# taz.de -- Linke Protestwähler in den USA: Mit Biden nicht glücklich
       
       > Michigan ist für Joe Biden bei der US-Wahl wichtig. Immer mehr
       > Demokrat:innen wenden sich von ihm ab. Dass er nicht Trump ist,
       > reicht nicht aus.
       
       Was eine zweite Präsidentschaft Donald Trumps bedeuten würde, sei ihr
       bewusst, sagt Mara Matta. Sie habe die vier Jahre unter seiner Regierung
       schließlich erlebt. „Ich verachte alles, wofür Trump steht. Er ist ein
       Rassist, ein Frauenfeind, ein Hyperkapitalist.“ Im November will die
       27-Jährige statt Joe Biden dennoch eine aussichtslose linke Kandidatin
       wählen, wenngleich das Trumps Chancen erhöht. „Ich kann Bidens Mitschuld an
       einem Genozid einfach nicht belohnen“, sagt Matta. Sie klingt nicht
       trotzig, sondern bedrückt.
       
       Matta sitzt in einem Diner in der Kleinstadt Ferndale westlich von Detroit.
       Ein paar Kilometer entfernt, in Dearborn, ist sie aufgewachsen. Nirgendwo
       anders in den USA ist der Bevölkerungsanteil von Menschen mit arabischen
       Wurzeln größer als dort.
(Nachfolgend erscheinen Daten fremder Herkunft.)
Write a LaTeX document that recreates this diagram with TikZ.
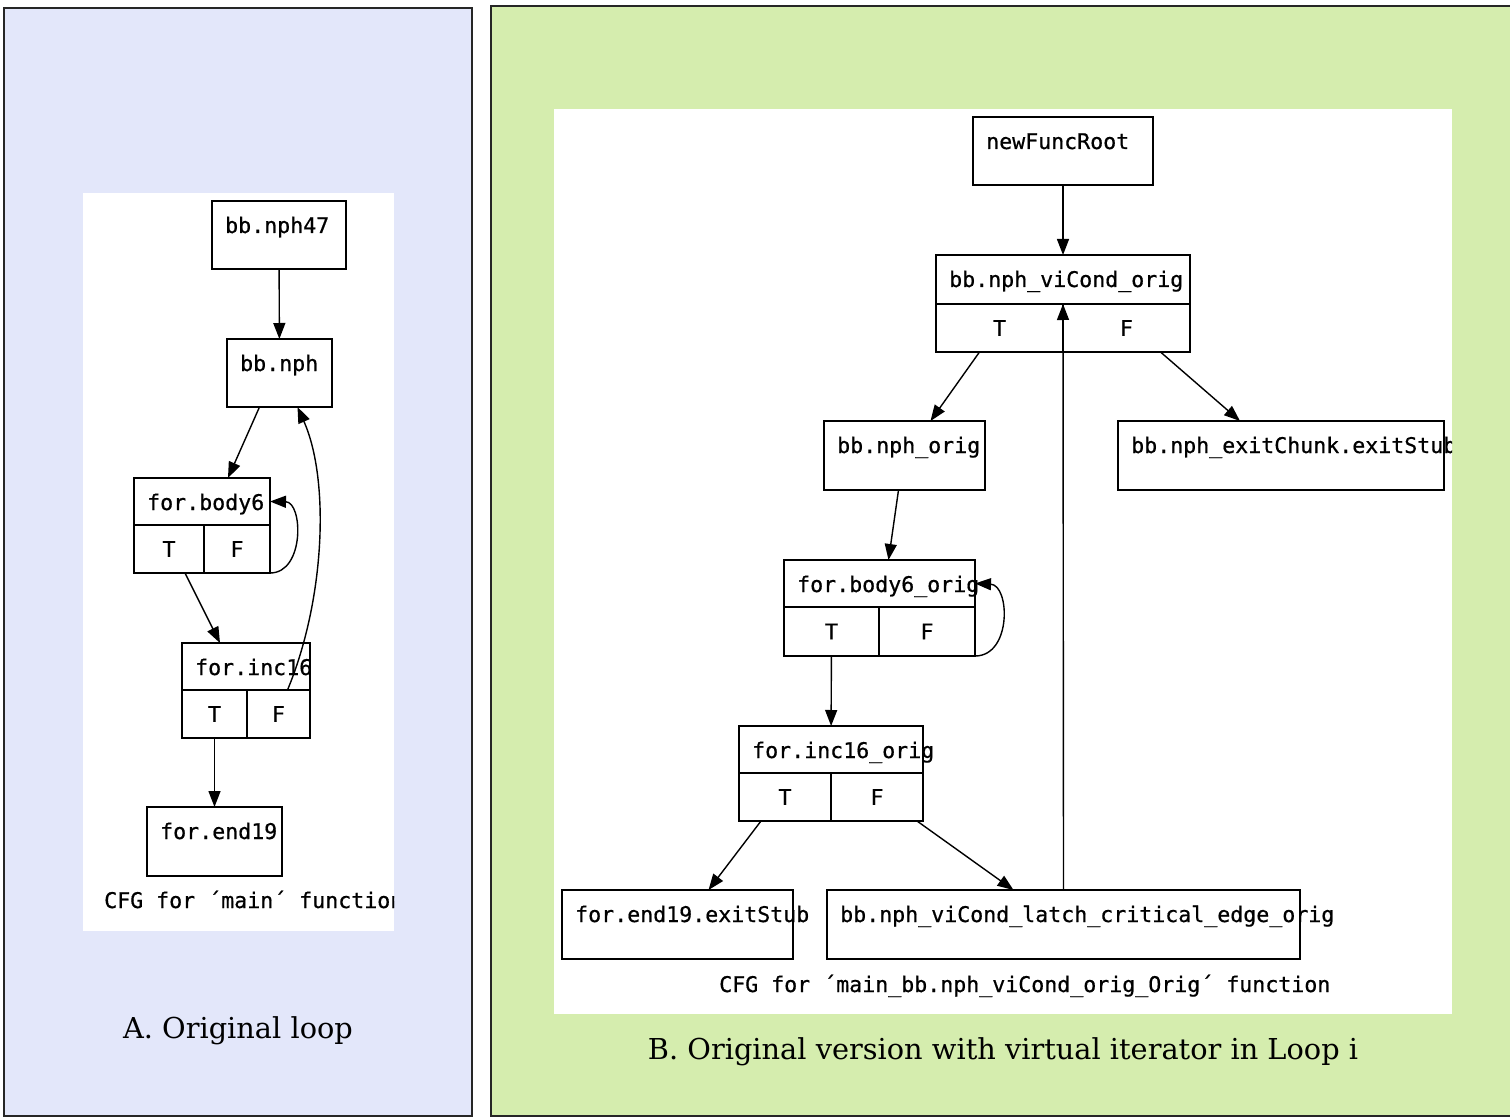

Vor Matta steht ein Teller mit Omelette und
       Kartoffelschnitzen, daneben eine Tasse Kaffee, die sie so zügig wegtrinkt,
       dass die Kellnerin kaum mit Nachfüllen hinterherkommt.
       
       Matta denke fast ununterbrochen an Gaza, wo die israelische Armee seit dem
       Terrorangriff der Hamas am 7. Oktober über 35.000 Menschen getötet hat,
       darunter viele Frauen und Kinder. Sie sorgt sich, [1][dass der Krieg den
       Libanon erreichen könnte], wo sie Familie hat. Sie spricht von ihren
       Depressionen und dass ihr das politische Organisieren aus dem Loch geholfen
       habe.
       
       Anfang des Jahres schloss sich Matta der [2][Initiative „Listen to
       Michigan“] an, die so viele Leute wie möglich dazu bringen wollte, bei den
       demokratischen Vorwahlen nicht für Biden zu stimmen, sondern „uncommitted“
       (unentschlossen) anzukreuzen. Angetrieben wurde die Gruppe von der Wut
       darüber, dass die US-Regierung den Krieg Israels unterstützt und ermöglicht
       – finanziell, militärisch, symbolisch. Ziel war es, Biden unter Druck zu
       setzen, eine Botschaft zu senden: Wenn kein Kurswechsel erfolgt, wendet
       sich die Basis ab.
       
       Matta, die im Gesundheitswesen arbeitet, wurde zur Leiterin der
       Telefonkampagne. Drei Wochen lang brachte sie anderen Leuten bei, wie man
       das Anliegen in wenigen Sätzen transportiert. Als am Abend des 27. Februar
       die Ergebnisse der Vorwahlen öffentlich wurden, waren selbst die
       Überzeugtesten im Team von ihrer Wirkung überrascht.
       
       101.623 Demokrat:innen machten [3][in Michigan ihr Kreuz bei
       „uncommitted“], 13 Prozent der Wahlbeteiligten. „Die Solidarität hat mich
       völlig umgehauen“, sagt Matta. Bei den Vorwahlen in Minnesota eine Woche
       später stimmten dann sogar 19 Prozent der demokratischen Basis gegen Biden.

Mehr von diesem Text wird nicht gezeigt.